══ Material for this task ══
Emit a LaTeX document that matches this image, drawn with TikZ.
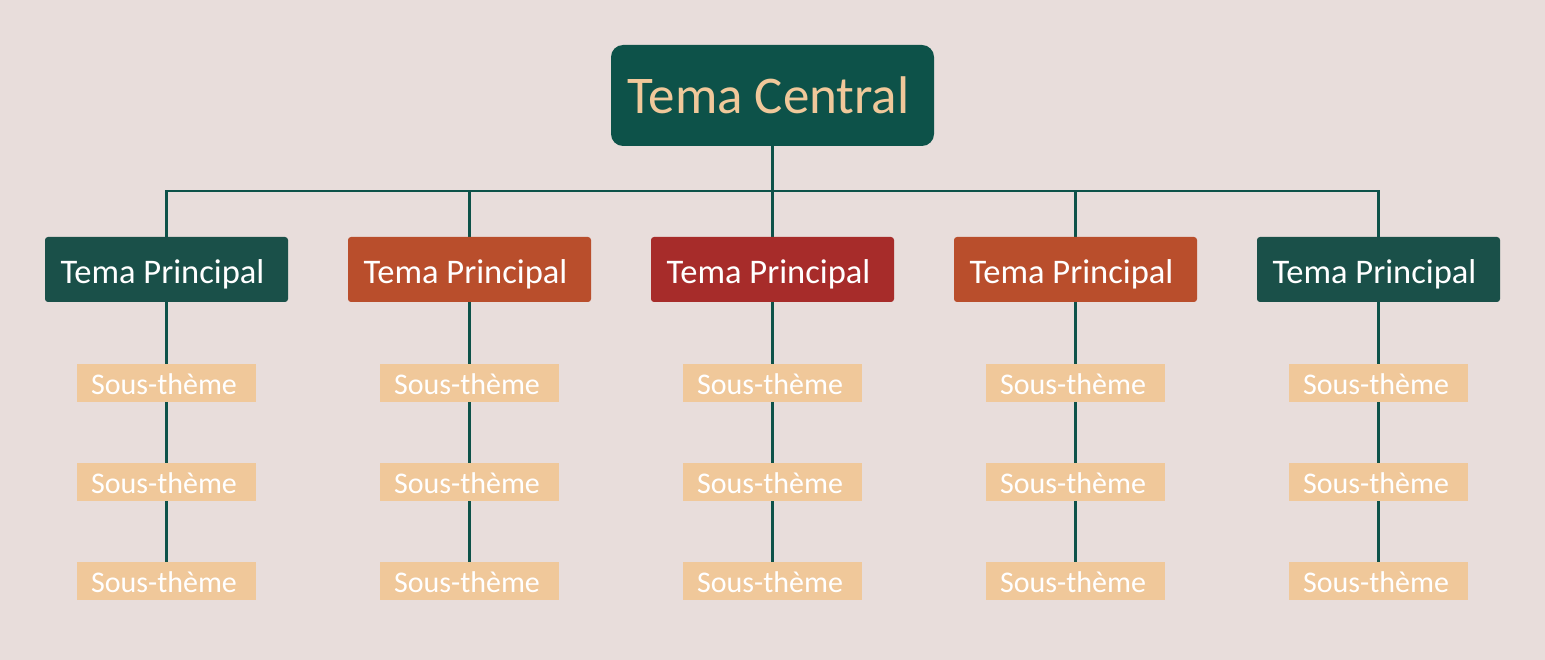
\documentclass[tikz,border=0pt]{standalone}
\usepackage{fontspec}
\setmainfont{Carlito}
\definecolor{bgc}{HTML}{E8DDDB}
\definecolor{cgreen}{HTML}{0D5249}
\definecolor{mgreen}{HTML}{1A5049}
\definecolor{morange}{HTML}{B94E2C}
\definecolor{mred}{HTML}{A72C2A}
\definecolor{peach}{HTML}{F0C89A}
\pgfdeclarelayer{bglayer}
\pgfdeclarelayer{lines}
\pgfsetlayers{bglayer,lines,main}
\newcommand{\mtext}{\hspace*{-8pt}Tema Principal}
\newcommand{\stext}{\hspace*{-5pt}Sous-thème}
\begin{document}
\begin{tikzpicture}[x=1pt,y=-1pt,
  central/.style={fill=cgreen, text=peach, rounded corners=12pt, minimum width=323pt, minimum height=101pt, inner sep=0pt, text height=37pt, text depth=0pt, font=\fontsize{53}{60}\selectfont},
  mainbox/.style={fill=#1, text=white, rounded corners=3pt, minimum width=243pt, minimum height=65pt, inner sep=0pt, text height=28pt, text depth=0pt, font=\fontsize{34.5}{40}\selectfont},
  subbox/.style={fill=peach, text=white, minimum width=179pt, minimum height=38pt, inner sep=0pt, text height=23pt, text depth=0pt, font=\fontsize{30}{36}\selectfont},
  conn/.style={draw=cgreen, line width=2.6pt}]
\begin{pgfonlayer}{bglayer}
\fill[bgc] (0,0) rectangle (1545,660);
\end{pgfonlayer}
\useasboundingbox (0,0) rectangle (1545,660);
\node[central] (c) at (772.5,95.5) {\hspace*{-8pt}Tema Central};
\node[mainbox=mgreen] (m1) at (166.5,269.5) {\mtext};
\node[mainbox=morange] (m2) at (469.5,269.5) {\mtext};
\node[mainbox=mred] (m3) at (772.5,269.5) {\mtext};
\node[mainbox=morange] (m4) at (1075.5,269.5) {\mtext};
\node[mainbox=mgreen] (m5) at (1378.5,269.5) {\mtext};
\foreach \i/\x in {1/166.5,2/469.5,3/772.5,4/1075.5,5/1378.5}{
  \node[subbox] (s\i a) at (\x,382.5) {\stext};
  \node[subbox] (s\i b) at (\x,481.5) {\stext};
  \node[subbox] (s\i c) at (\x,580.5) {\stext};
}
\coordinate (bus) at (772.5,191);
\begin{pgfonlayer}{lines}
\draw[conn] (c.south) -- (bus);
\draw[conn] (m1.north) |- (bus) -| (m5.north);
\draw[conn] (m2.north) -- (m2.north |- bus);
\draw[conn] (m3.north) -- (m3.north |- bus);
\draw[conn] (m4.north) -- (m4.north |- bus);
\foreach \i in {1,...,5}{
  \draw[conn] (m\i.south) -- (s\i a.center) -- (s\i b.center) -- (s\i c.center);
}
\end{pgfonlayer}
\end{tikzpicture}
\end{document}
═══
══ Material for this task ══
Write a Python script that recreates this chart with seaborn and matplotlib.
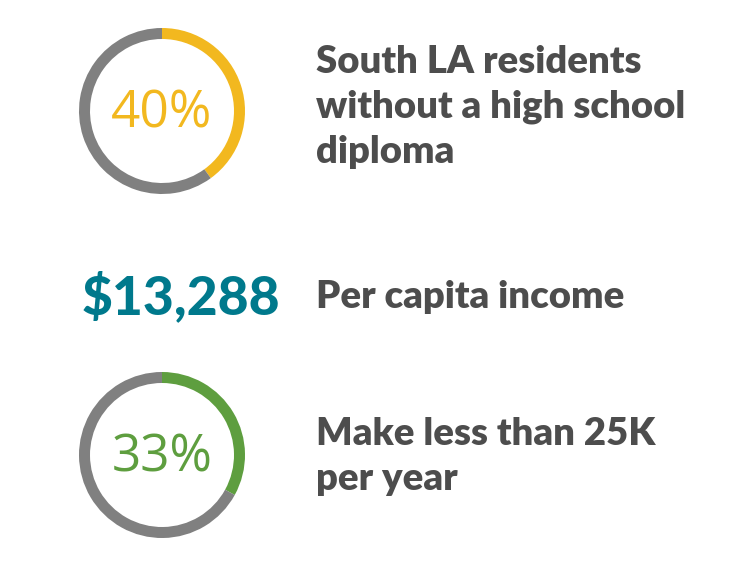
═══
_Task directions:_ Reproduce each line from the records that contains the word "with".

_Written solution:_
Emit a LaTeX document that matches this image, drawn with TikZ.
Write a Python script that recreates this chart with seaborn and matplotlib.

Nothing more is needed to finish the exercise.